Two former employees are asking a Nevada District Court judge to rule on their claim of improper notice for a meeting last year to discuss terminating their employment contracts.

On Feb. 24, former city attorney Steve Morris and former city manager Al Noyola filed a motion for partial summary judgment for one claim in their newest complaint against the city. In it, they accuse the city of providing improper notice to them of the Oct. 13 meeting to discuss terminating their employment contracts.

According to their new motion, the city failed to notify them at least 21 workings days before the meeting.

“Specifically, in order for the October 13th Termination Meeting to proceed … the City must have mailed the notice via certified mail on or before 9 a.m. on September 14, 2020. … documentation for the October 13, 2020 Termination Meeting expressly states that the September 14th Letters were undisputedly mailed at 5:24 p.m. on September 14, 2020,” their attorneys wrote in the motion.

They cite Nevada’s official open meeting law opinion as the reason for the 9 a.m. cutoff time.

“We are confident that the courts will recognize and vindicate Mr. Noyola’s rights,” said Jeff Barr, his attorney.

“Plaintiffs have filed a partial motion for summary judgment as to the fifth claim for relief in their second amended complaint,” said Acting City Manager Brittany Walker. “The city has a pending motion to dismiss the same claim that will be heard on March 11, 2021.”

Morris’ attorney, Richard Gordon, did not respond to the Boulder City Review’s request for a comment.

A hearing for this motion is scheduled for 10 a.m. March 30 before Judge Jessica Peterson.

In their complaint, Morris and Noyola also accuse the city of breaching their employment contracts and state law by not yet giving them their severance packages as well as breaching an implied covenant of good faith and fair dealing.
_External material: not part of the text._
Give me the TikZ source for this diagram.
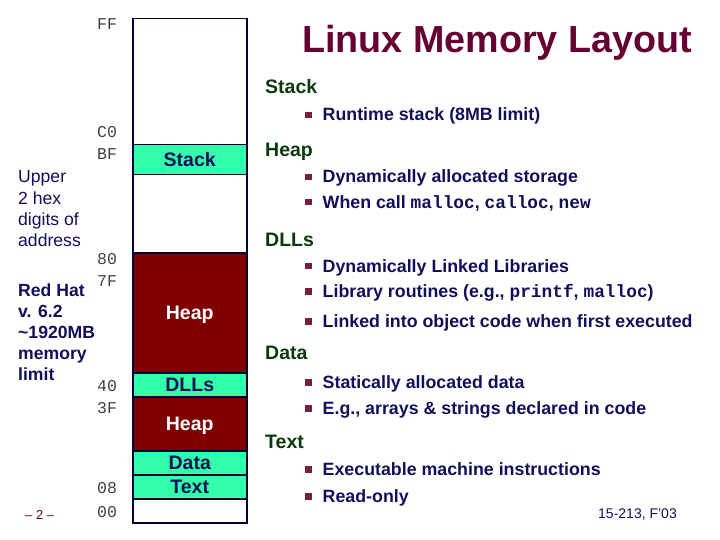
\documentclass[tikz,border=0pt]{standalone}
\usepackage{fontspec}
\setmainfont{Liberation Sans}
\setmonofont{Liberation Mono}
\usepackage{xcolor}
\usepackage{tikz}
\definecolor{bordo}{HTML}{800000}
\definecolor{naneYesil}{HTML}{33FFAA}
\definecolor{lacivert}{HTML}{10105A}
\definecolor{cerceve}{HTML}{000033}
\definecolor{baslikMor}{HTML}{660033}
\definecolor{koyuYesil}{HTML}{0A3A0A}
\definecolor{madde}{HTML}{7A1F3A}
\newcommand{\boyut}[2]{\fontsize{#1}{#2}\selectfont}
\newcommand{\imi}{\textcolor{madde}{\rule[2.5pt]{6.5pt}{6.5pt}}\hspace{11pt}}

\begin{document}
\begin{tikzpicture}[x=1pt,y=-1pt,
  blok/.style={draw=cerceve,line width=1.5pt,anchor=north west,inner sep=0pt,
    minimum width=114pt,font=\boyut{19.5}{22}\bfseries,text height=14pt,text depth=0pt},
  yigin/.style={blok,fill=naneYesil,text=lacivert},
  oyuk/.style={blok,fill=bordo,text=white},
  bos/.style={blok,fill=white},
  adres/.style={anchor=base west,inner sep=0pt,font=\ttfamily\boyut{16.5}{18},text=black!75},
  baslik/.style={anchor=base west,inner sep=0pt,font=\boyut{19.5}{22}\bfseries,text=koyuYesil},
  satir/.style={anchor=base west,inner sep=0pt,font=\boyut{17.8}{21}\bfseries,text=lacivert},
  yan/.style={anchor=north west,inner sep=0pt,align=left,text=lacivert}]
\useasboundingbox (0,0) rectangle (720,540);
% bellek sutunu
\node[bos,minimum height=126pt] (ust) at (132,18) {};
\node[yigin,minimum height=30pt] (stk) at (132,144) {Stack};
\node[bos,minimum height=78pt] (bosluk) at (132,174) {};
\node[oyuk,minimum height=120pt] (heap1) at (132,252) {Heap};
\node[yigin,minimum height=24pt] (dll) at (132,372) {DLLs};
\node[oyuk,minimum height=54pt] (heap2) at (132,396) {Heap};
\node[yigin,minimum height=24pt] (veri) at (132,450) {Data};
\node[yigin,minimum height=24pt] (kod) at (132,474) {Text};
\node[bos,minimum height=24pt] (alt) at (132,498) {};
% adresler
\node[adres] (aFF) at (97,29.5) {FF};
\node[adres] (aC0) at (97,137.5) {C0};
\node[adres] (aBF) at (97,160) {BF};
\node[adres] (a80) at (97,264) {80};
\node[adres] (a7F) at (97,286) {7F};
\node[adres] (a40) at (97,391) {40};
\node[adres] (a3F) at (97,413) {3F};
\node[adres] (a08) at (97,493) {08};
\node[adres] (a00) at (97,517) {00};
% sol metinler
\node[yan,font=\boyut{17.6}{21.3}] (ustHane) at (18,170.6) {Upper\\2 hex\\digits of\\address};
\node[yan,font=\boyut{17.6}{20.8}\bfseries] (redhat) at (18,284) {Red Hat\\v. 6.2\\\textasciitilde1920MB\\memory\\limit};
% baslik
\node[anchor=base west,inner sep=0pt,font=\boyut{37.7}{40}\bfseries,text=baslikMor] (ad) at (302,53) {Linux Memory Layout};
% aciklamalar
\node[baslik] (bStack) at (265,94) {Stack};
\node[satir] (s1) at (305,121) {\imi Runtime stack (8MB limit)};
\node[baslik] (bHeap) at (265,157) {Heap};
\node[satir] (s2) at (305,183) {\imi Dynamically allocated storage};
\node[satir] (s3) at (305,208) {\imi When call \texttt{malloc}, \texttt{calloc}, \texttt{new}};
\node[baslik] (bDll) at (265,246) {DLLs};
\node[satir] (s4) at (305,272) {\imi Dynamically Linked Libraries};
\node[satir] (s5) at (305,297) {\imi Library routines (e.g., \texttt{printf}, \texttt{malloc})};
\node[satir] (s6) at (305,327) {\imi Linked into object code when first executed};
\node[baslik] (bData) at (265,359) {Data};
\node[satir] (s7) at (305,388) {\imi Statically allocated data};
\node[satir] (s8) at (305,414) {\imi E.g., arrays \& strings declared in code};
\node[baslik] (bText) at (265,448) {Text};
\node[satir] (s9) at (305,475) {\imi Executable machine instructions};
\node[satir] (s10) at (305,502) {\imi Read-only};
% alt bilgi
\node[anchor=base west,inner sep=0pt,font=\boyut{13}{15},text=baslikMor] (sayfa) at (25,519) {\textendash\ 2\ \textendash};
\node[anchor=base west,inner sep=0pt,font=\boyut{14}{16},text=lacivert] (ders) at (598,518) {15-213, F'03};
\end{tikzpicture}
\end{document}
The March 30 hearing does not deal with those accusations.

Morris and Noyola were fired Oct. 13 “for cause” in a 4-1 vote by City Council. Their contracts stipulate if they leave for any reason other than “voluntarily” resigning, violating a material term of the contract or being convicted of a gross misdemeanor or felony, each will be paid a severance package of nine months of salary paid in a lump sum that also includes 100 percent of the city’s contributions to the Public Employees Retirement System, group insurance benefit, cellular phone and auto allowance, and full amount of any accrued paid time off.

Noyola’s payout would total $234,613.97, and Morris’ payout would be $259,458.15.

These accusations stem from a complaint filed Aug. 3 by Morris and Noyola. In it, they allege a special meeting scheduled for Aug. 6 to discuss terminating their employment contracts was because they substantiated allegations against Mayor Kiernan McManus, who has been accused by city employees of “religious discrimination, harassment, bullying and creating a hostile work environment.”

A recent investigation found that no city policies were violated in McManus’ alleged actions.